The below chart shows how Rockwell has outperformed ABB and Emerson Electric over the past 10 years in terms of its stock price:
Financial metrics
The Dividend Income screener requires a financial strength rating of at least 6 out of 10 and a profitability rating of 7 out of 10. Rockwell just makes the financial strength hurdle with a 6 out of 10, and outperforms on profitability with a 9 out of 10.
With a return on invested capital of 12.14%, it easily clears that criteria. Similarly, its operating margin of 17.21% is well above the 10% hurdle.
It has been profitable every year for the past decade, and over the past five years, it has had an average revenue per share growth rate of 5.7%, more than the screener’s requirement of 5.0%.
With a business predictability ranking of 3 out of 5 stars, the company does meet the minimum requirement on that front.
The dividend
At first glance, there’s nothing special about the Rockwell dividend. Indeed, all that yellow on the below chart indicates less than average returns to shareholders, at least compared to other companies in the industrial products industry.
However, it does meet all the criteria for the Dividend Income Portfolio.
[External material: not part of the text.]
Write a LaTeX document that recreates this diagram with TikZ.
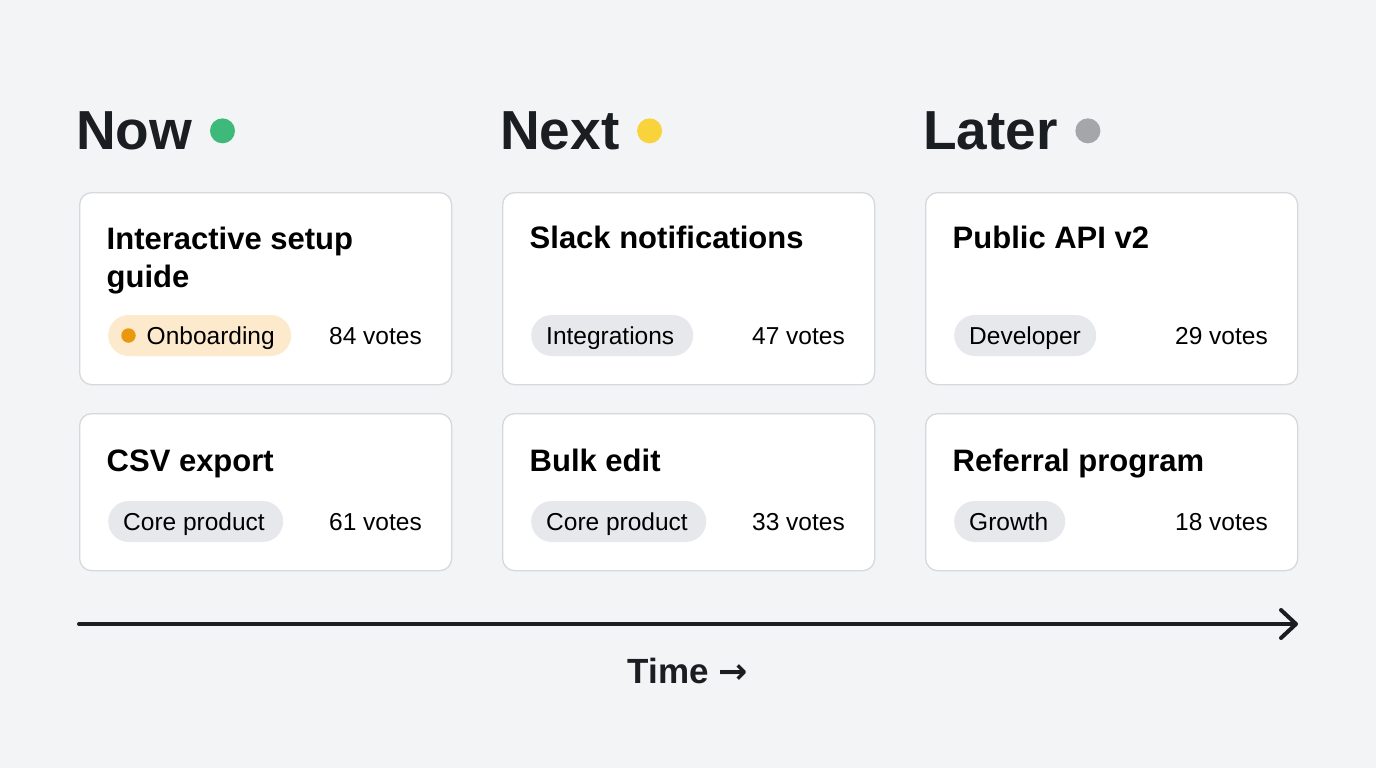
\documentclass[tikz,border=0pt]{standalone}
\usepackage{fontspec}
\setmainfont{Liberation Sans}
\newfontfamily\symfont{DejaVu Sans}
\usetikzlibrary{arrows.meta}
\definecolor{bg}{HTML}{F3F4F6}
\definecolor{ink}{HTML}{1A1D21}
\definecolor{cardline}{HTML}{D5D8DC}
\definecolor{dotgreen}{HTML}{3DBA7A}
\definecolor{dotyellow}{HTML}{F9D33C}
\definecolor{dotgray}{HTML}{A4A6A9}
\definecolor{pillgray}{HTML}{E6E8EB}
\definecolor{pillorange}{HTML}{FDEACD}
\definecolor{dotorange}{HTML}{E8990F}
\tikzset{
  head/.style={inner sep=0pt, font=\fontsize{55}{60}\selectfont\bfseries, text=ink},
  hdot/.style={circle, inner sep=0pt, minimum size=25pt},
  card/.style={draw=cardline, line width=1.3pt, fill=white, rounded corners=12pt, inner sep=0pt},
  cardtitle/.style={inner sep=0pt, font=\fontsize{31}{38.4}\selectfont\bfseries, text=black, align=left},
  pill/.style={fill=pillgray, rounded corners=20.5pt, minimum height=41pt, inner sep=0pt},
  pilltext/.style={inner sep=0pt, font=\fontsize{24.5}{28}\selectfont, text=black},
  votes/.style={inner sep=0pt, font=\fontsize{24.5}{28}\selectfont, text=black},
  odot/.style={circle, fill=dotorange, inner sep=0pt, minimum size=14.5pt},
  axis/.style={line width=4pt, draw=ink, line cap=round, -{Straight Barb[length=15pt, width=28pt, line width=4pt, round]}},
  timelbl/.style={inner sep=0pt, font=\fontsize{35}{40}\selectfont\bfseries, text=ink}
}
\begin{document}
\begin{tikzpicture}[x=1pt, y=-1pt]
\path[fill=bg] (0,0) rectangle (1376,768);
\useasboundingbox (0,0) rectangle (1376,768);

% headings
\node[head, anchor=base west] (hnow) at (76,149.5) {Now};
\node[hdot, fill=dotgreen] (dnow) at ([xshift=30pt]hnow.east) {};
\node[head, anchor=base west] (hnext) at (500,149.5) {Next};
\node[hdot, fill=dotyellow] (dnext) at ([xshift=30pt]hnext.east) {};
\node[head, anchor=base west] (hlater) at (923,149.5) {Later};
\node[hdot, fill=dotgray] (dlater) at ([xshift=30pt]hlater.east) {};

% cards row 1
\node[card, anchor=north west, minimum width=372pt, minimum height=192pt] (c11) at (79,192) {};
\node[card, anchor=north west, minimum width=372pt, minimum height=192pt] (c21) at (502,192) {};
\node[card, anchor=north west, minimum width=372pt, minimum height=192pt] (c31) at (925,192) {};
% cards row 2
\node[card, anchor=north west, minimum width=372pt, minimum height=157pt] (c12) at (79,413) {};
\node[card, anchor=north west, minimum width=372pt, minimum height=157pt] (c22) at (502,413) {};
\node[card, anchor=north west, minimum width=372pt, minimum height=157pt] (c32) at (925,413) {};

% titles
\node[cardtitle, anchor=north west] (t11) at (106.5,226.5) {Interactive setup\\guide};
\node[cardtitle, anchor=base west] (t21) at (529.5,248.5) {Slack notifications};
\node[cardtitle, anchor=base west] (t31) at (952.5,248.5) {Public API v2};
\node[cardtitle, anchor=base west] (t12) at (106.5,471) {CSV export};
\node[cardtitle, anchor=base west] (t22) at (529.5,471) {Bulk edit};
\node[cardtitle, anchor=base west] (t32) at (952.5,471) {Referral program};

% pills row 1
\node[pill, fill=pillorange, anchor=west, minimum width=183pt] (p11) at (108,335.5) {};
\node[odot] (od) at (128.5,335.5) {};
\node[pilltext, anchor=base west] (pt11) at (146.5,344) {Onboarding};
\node[pill, anchor=west, minimum width=162pt] (p21) at (531,335.5) {};
\node[pilltext, anchor=base west] (pt21) at (546,344) {Integrations};
\node[pill, anchor=west, minimum width=142pt] (p31) at (954,335.5) {};
\node[pilltext, anchor=base west] (pt31) at (969,344) {Developer};
% pills row 2
\node[pill, anchor=west, minimum width=175pt] (p12) at (108,521.5) {};
\node[pilltext, anchor=base west] (pt12) at (123,530) {Core product};
\node[pill, anchor=west, minimum width=175pt] (p22) at (531,521.5) {};
\node[pilltext, anchor=base west] (pt22) at (546,530) {Core product};
\node[pill, anchor=west, minimum width=111pt] (p32) at (954,521.5) {};
\node[pilltext, anchor=base west] (pt32) at (969,530) {Growth};

% votes
\node[votes, anchor=base east] (v11) at (422,344) {84 votes};
\node[votes, anchor=base east] (v21) at (845,344) {47 votes};
\node[votes, anchor=base east] (v31) at (1268,344) {29 votes};
\node[votes, anchor=base east] (v12) at (422,530) {61 votes};
\node[votes, anchor=base east] (v22) at (845,530) {33 votes};
\node[votes, anchor=base east] (v32) at (1268,530) {18 votes};

% time axis
\coordinate (tl) at (79,624);
\coordinate (tr) at (1298,624);
\draw[axis] (tl) -- (tr);
\node[timelbl, anchor=base] (time) at (688,683) {Time {\symfont\bfseries →}};
\end{tikzpicture}
\end{document}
Inclusion on this screener requires that the dividend not be reduced for at least 10 years. Rockwell has not reduced its dividend for 20 years, which means it has doubled the minimum duration. The following chart shows the company began paying a dividend in 1986 and has increased it every year since 2010:
Over the past 10 years, it has increased the average dividend per share payment by 9.98%. That’s a very good rate of growth, and at 1.7% its yield is near the current S&P 500 average of 1.82%.
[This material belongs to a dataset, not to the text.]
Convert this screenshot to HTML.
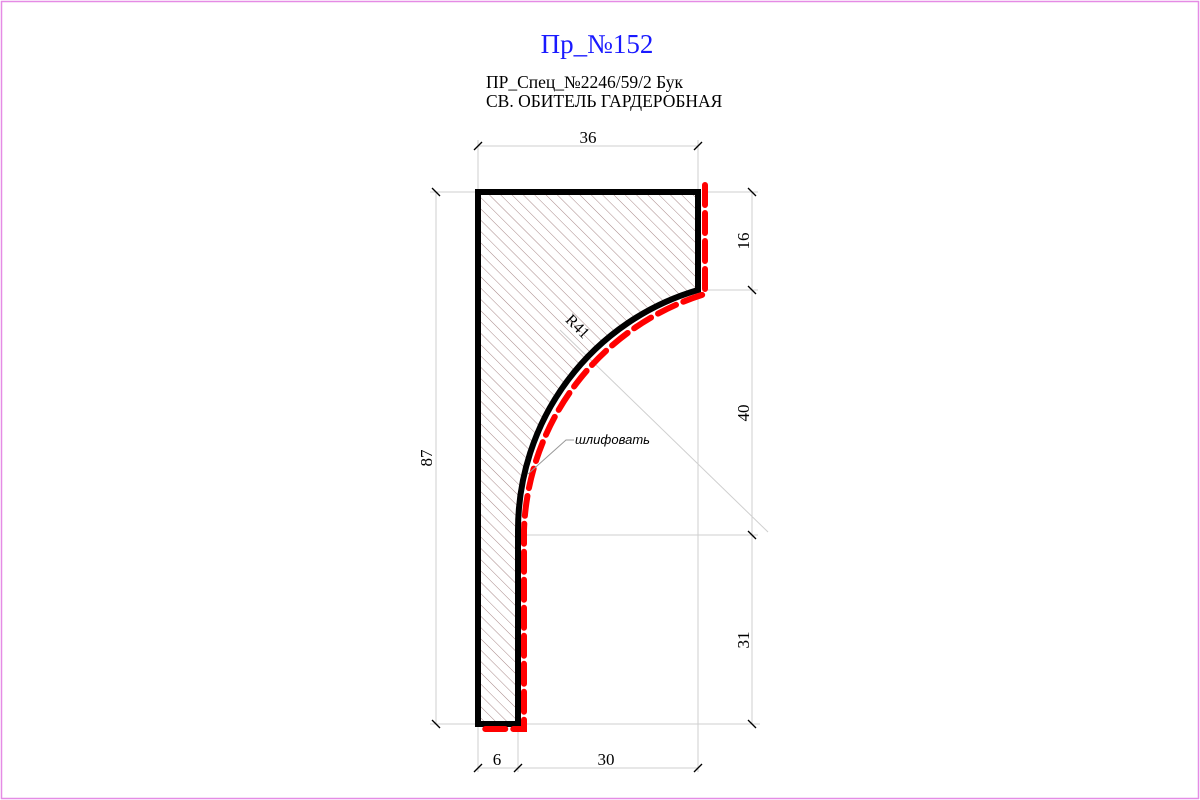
<!DOCTYPE html>
<html><head><meta charset="utf-8"><style>
html,body{margin:0;padding:0;background:#fff}
svg{display:block}
text{font-family:"Liberation Serif",serif;fill:#000}
</style></head><body>
<svg width="1200" height="800" viewBox="0 0 1200 800">
<defs>
<pattern id="hatch" width="8" height="8" patternUnits="userSpaceOnUse" patternTransform="rotate(-45)">
<line x1="0" y1="0" x2="0" y2="8" stroke="#a88888" stroke-width="1"/>
</pattern>
</defs>
<rect x="1.5" y="1.5" width="1197" height="797" fill="none" stroke="#e58be5" stroke-width="1.5"/>
<text x="597" y="53" font-size="27" text-anchor="middle" style="fill:#1a1aff">Пр_№152</text>
<text x="486" y="88" font-size="17.5">ПР_Спец_№2246/59/2 Бук</text>
<text x="486" y="107" font-size="17.5">СВ. ОБИТЕЛЬ ГАРДЕРОБНАЯ</text>

<g stroke="#cfcfcf" stroke-width="1" fill="none">
<line x1="478" y1="146" x2="698" y2="146"/>
<line x1="478" y1="140" x2="478" y2="190"/>
<line x1="698" y1="140" x2="698" y2="772"/>
<line x1="436" y1="192" x2="436" y2="724"/>
<line x1="430" y1="192" x2="478" y2="192"/>
<line x1="430" y1="724" x2="760" y2="724"/>
<line x1="752" y1="192" x2="752" y2="724"/>
<line x1="706" y1="192" x2="758" y2="192"/>
<line x1="706" y1="290" x2="758" y2="290"/>
<line x1="522" y1="535" x2="758" y2="535"/>
<line x1="478" y1="726" x2="478" y2="772"/>
<line x1="518" y1="726" x2="518" y2="772"/>
<line x1="478" y1="768" x2="698" y2="768"/>
<line x1="560" y1="330" x2="768" y2="532"/>
</g>
<g stroke="#000" stroke-width="1.3">
<line x1="474" y1="150" x2="482" y2="142"/><line x1="694" y1="150" x2="702" y2="142"/>
<line x1="432" y1="188" x2="440" y2="196"/><line x1="432" y1="720" x2="440" y2="728"/>
<line x1="748" y1="188" x2="756" y2="196"/><line x1="748" y1="286" x2="756" y2="294"/>
<line x1="748" y1="531" x2="756" y2="539"/><line x1="748" y1="720" x2="756" y2="728"/>
<line x1="474" y1="772" x2="482" y2="764"/><line x1="514" y1="772" x2="522" y2="764"/><line x1="694" y1="772" x2="702" y2="764"/>
</g>
<g font-size="17">
<text x="588" y="143" text-anchor="middle">36</text>
<text x="497" y="765" text-anchor="middle">6</text>
<text x="606" y="765" text-anchor="middle">30</text>
<text transform="translate(432,458) rotate(-90)" text-anchor="middle">87</text>
<text transform="translate(749,241) rotate(-90)" text-anchor="middle">16</text>
<text transform="translate(749,413) rotate(-90)" text-anchor="middle">40</text>
<text transform="translate(749,640) rotate(-90)" text-anchor="middle">31</text>
<text transform="translate(574,330) rotate(45)" text-anchor="middle" font-size="16">R41</text>
</g>

<path d="M478 192 L698 192 L698 290 A250 250 0 0 0 518 530 L518 724 L478 724 Z" fill="url(#hatch)" stroke="#000" stroke-width="6" stroke-linejoin="miter"/>
<path d="M705 185 L705 294 A256 256 0 0 0 524 530 L524 729 L478 729" fill="none" stroke="#ff0000" stroke-width="6" stroke-dasharray="20 8" stroke-linecap="round"/>

<polyline points="528,474 566,440 574,440" fill="none" stroke="#999" stroke-width="1"/>
<text x="575" y="444" font-size="13" font-style="italic" style="font-family:'Liberation Sans',sans-serif">шлифовать</text>
</svg>
</body></html>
Still, there are higher dividends available from stronger companies. After a year of falling market prices, many quality companies offer above-average dividends. A couple of other noteworthy stocks on the Dividend Income Portfolio list that I like better are Texas Instruments (TXN, Financial) and Cisco Systems (CSCO, Financial); both yield more than 2.5%.
Valuation
Judging by this 10-year price chart, Rockwell is currently undervalued based on its trendline, mainly because of a depressed market that began late last year:
The GF Value chart sees a slim margin of safety compared to the Dec. 13 closing price of $264.45.
Its price-earnings ratio is high for its industry at 33.18 versus the industry median of 20.32. Since its five-year Ebitda growth rate is a relatively weak 3.49% per year, the PEG ratio shows overvaluation.
Gurus
Rockwell is popular among the gurus, with 10 of them holding shares at the end of September 2022. The biggest three were:
- Mairs and Power (Trades, Portfolio) with 346,760 shares, representing a 0.30% stake in the company and 0.94% of the fund’s latest 13F portfolio. The firm increased its holding by 11.48% in the quarter.
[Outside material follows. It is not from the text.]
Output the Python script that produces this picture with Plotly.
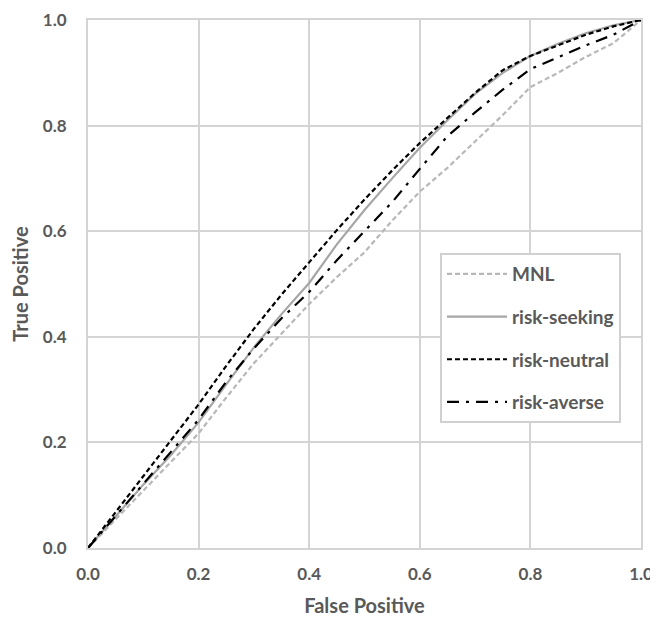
import plotly.graph_objects as go

fpr = [0.0, 0.05, 0.1, 0.15, 0.2, 0.25, 0.3, 0.35, 0.4, 0.45, 0.5,
       0.55, 0.6, 0.65, 0.7, 0.75, 0.8, 0.85, 0.9, 0.95, 1.0]

mnl = [0.0, 0.055, 0.11, 0.163, 0.217, 0.285, 0.35, 0.407, 0.462, 0.513, 0.56,
       0.62, 0.675, 0.72, 0.77, 0.82, 0.873, 0.90, 0.93, 0.956, 1.0]
risk_seeking = [0.0, 0.06, 0.12, 0.176, 0.238, 0.31, 0.38, 0.443, 0.502, 0.575, 0.64,
                0.70, 0.758, 0.81, 0.86, 0.90, 0.932, 0.955, 0.975, 0.99, 1.0]
risk_neutral = [0.0, 0.068, 0.136, 0.204, 0.272, 0.345, 0.415, 0.48, 0.542, 0.602, 0.66,
                0.715, 0.767, 0.815, 0.862, 0.905, 0.932, 0.952, 0.972, 0.988, 1.0]
risk_averse = [0.0, 0.06, 0.12, 0.182, 0.243, 0.315, 0.378, 0.435, 0.485, 0.545, 0.60,
               0.655, 0.718, 0.78, 0.825, 0.868, 0.907, 0.93, 0.952, 0.972, 1.0]

tick_vals = [0.0, 0.2, 0.4, 0.6, 0.8, 1.0]
tick_text = ["0.0", "0.2", "0.4", "0.6", "0.8", "1.0"]

series = [
    ("MNL", mnl, "#b8b8b8", "5px,3px"),
    ("risk-seeking", risk_seeking, "#a6a6a6", "solid"),
    ("risk-neutral", risk_neutral, "#000000", "5px,3px"),
    ("risk-averse", risk_averse, "#000000", "12px,7px,3px,7px"),
]

fig = go.Figure()
for i, (name, vals, col, dash) in enumerate(series):
    fig.add_trace(go.Scatter(
        x=fpr, y=vals, mode="lines", name=name, legendgroup=str(i),
        line=dict(color=col, width=2.2, dash=dash),
    ))

font_family = "Lato, 'Open Sans', sans-serif"
bold_font = dict(size=17, color="#595959", family=font_family, weight="bold")
# page body has an 8px margin, so the figure is 8px smaller and margins shifted
fig.update_layout(
    width=650, height=613,
    margin=dict(l=80, r=17, t=12, b=73),
    paper_bgcolor="white", plot_bgcolor="white",
    font=dict(family=font_family, color="#595959", size=16),
    showlegend=True,
    legend=dict(
        x=0.6365, y=0.5587, xanchor="left", yanchor="top",
        bgcolor="white", bordercolor="#d0d0d0", borderwidth=2,
        font=dict(size=19, color="#595959", family=font_family, weight="bold"),
        traceorder="grouped", tracegroupgap=15,
        itemwidth=60,
    ),
    xaxis=dict(
        range=[0, 1], tickvals=tick_vals, ticktext=tick_text,
        showgrid=True, gridcolor="#d4d4d4", gridwidth=2,
        showline=True, linecolor="#d4d4d4", linewidth=2, mirror=True,
        zeroline=False, ticks="outside", ticklen=10, tickcolor="rgba(0,0,0,0)",
        automargin=False,
        tickfont=bold_font,
        title=dict(text="False Positive", font=dict(size=20, color="#595959", weight="bold"), standoff=16),
    ),
    yaxis=dict(
        range=[0, 1], tickvals=tick_vals, ticktext=tick_text,
        showgrid=True, gridcolor="#d4d4d4", gridwidth=2,
        showline=True, linecolor="#d4d4d4", linewidth=2, mirror=True,
        zeroline=False, ticks="outside", ticklen=16, tickcolor="rgba(0,0,0,0)",
        automargin=False,
        tickfont=bold_font,
        title=dict(text="True Positive", font=dict(size=20, color="#595959", weight="bold"), standoff=16),
    ),
)

fig.write_html("out.html")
- PRIMECAP Management (Trades, Portfolio) held 275,995 shares, after a reduction of 0.23% in the quarter.
- Ken Fisher (Trades, Portfolio) of Fisher Asset Management added 20.11% to increase his holding to 214,360 shares.
Institutional investors also have a large stake in Rockwell with 80.92% of shares outstanding. Insiders own another 1.18% of the company. President and CEO Blake Moret had the biggest position among insiders, owning 58,255 shares as of December 2021.
Conclusion
Rockwell Automation is a force to be reckoned with among dividend-paying stocks focusing on technology, having gone 20 straight years without a reduction in its dividend per share. It also has increased the dividend per share for 12 consecutive years, which suggests high committment to shareholders.
The problem, though, is that the yield is relatively low, and other quality companies can provide higher dividends without increasing an income investor’s risk. In the current economic environment, I don't think it's worth taking the risk on a tech stock for the dividend.